Group of Jewish Children with a Teacher
Russia is and always was a place of great ethnic diversity. Being so large geographically, how could it not be? Not all ethnic groups were treated equally. The Jews living in Imperial Russia suffered legal discrimination and were blamed for many problems in the empire.
The photo taken here by Prokudin-Gorskii shows a group of young children learning with a Jewish teacher. All seems well in this photograph, but what this picture does not portray is the persecution that they likely suffered by living in Imperial Russia as Jews.
The Pale of Settlement was a region of czarist Russia where Jewish settlement was allowed and beyond which Jewish movement was restricted. The Pale covered the area between the Baltic and the Black Sea. This territory was acquired during the late 1700’s-early 1800’s in military conquests. Many Jews already lived in this area and were for the most part required to stay there.

First created by Catherine the Great for economic and nationalist purposes, the Pale of Settlement turned into a region closely associated with antisemitism. There were large numbers of Jews living there in shtetls, or small towns with a large Jewish population. The high concentration of people in these areas led to a poverty-stricken population. On top of that, it made it easy for antisemitic mobs to riot and terrorize those people.
Many pogroms, a violent persecution, were aimed at Jews at this time. They were not only forced to live in one place and restricted from another, but they were physically attacked by antisemitic mobs. The pogroms of 1881-1884 were very notable. The Jews were wrongly blamed for the assassination of Tsar Alexander II.
An ethnic group, the Jews, being blamed for a problem and consequently being exiled, attacked, and even killed. Sound familiar?
This type of religious and ethnic purging is characteristic of a regime beginning to shift. Things always get out of hand when a big change is about to happen, which is definitely the case here. Russia was on the verge of a major revolution and this is a tell-tale sign of that.

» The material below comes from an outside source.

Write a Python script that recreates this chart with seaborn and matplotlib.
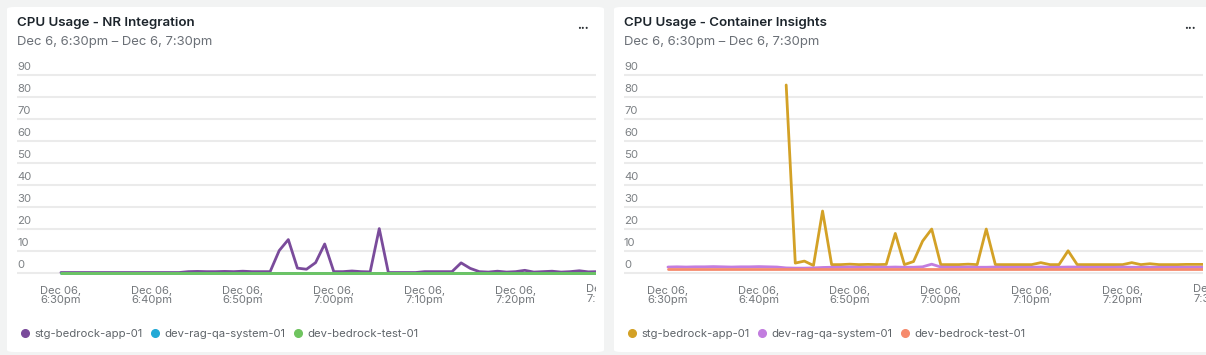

What do you think? What does the Pale of Settlement mean to you in regards to leading up to the Soviet Union?
Read more about this topic at these links:
Prokudin Gorskii – http://en.wikipedia.org/wiki/Sergey_Prokudin-Gorsky
The Pale of Settlement – http://www.jewishvirtuallibrary.org/jsource/History/pale.html
Catherine the Great – http://en.wikipedia.org/wiki/Catherine_the_Great
The pogroms – http://grossmanproject.net/pogroms.htm
***After reading many comments, I feel that I should update this and post this link to the history of Bukharan Jews. In the 1880’s, there was a mass exodus of Jews to Samarkand, where the above picture was taken by Prokudin-Gorskii. The goal of this blog post was to shed light on the persecution of the Jews in imperial Russia, focusing on the Pale of Settlement. Just as some minorities are discriminated against in certain parts of our own country and not in others, the same concept applies to imperial Russia. There are always exceptions. This photo just led me to discover what life was like for the Jewish community in the Pale, even though the setting and the conditions of the photograph were not exactly the same. It was simply the beginning to a route that I took to learn something new about a people and and an area that I have a limited knowledge of.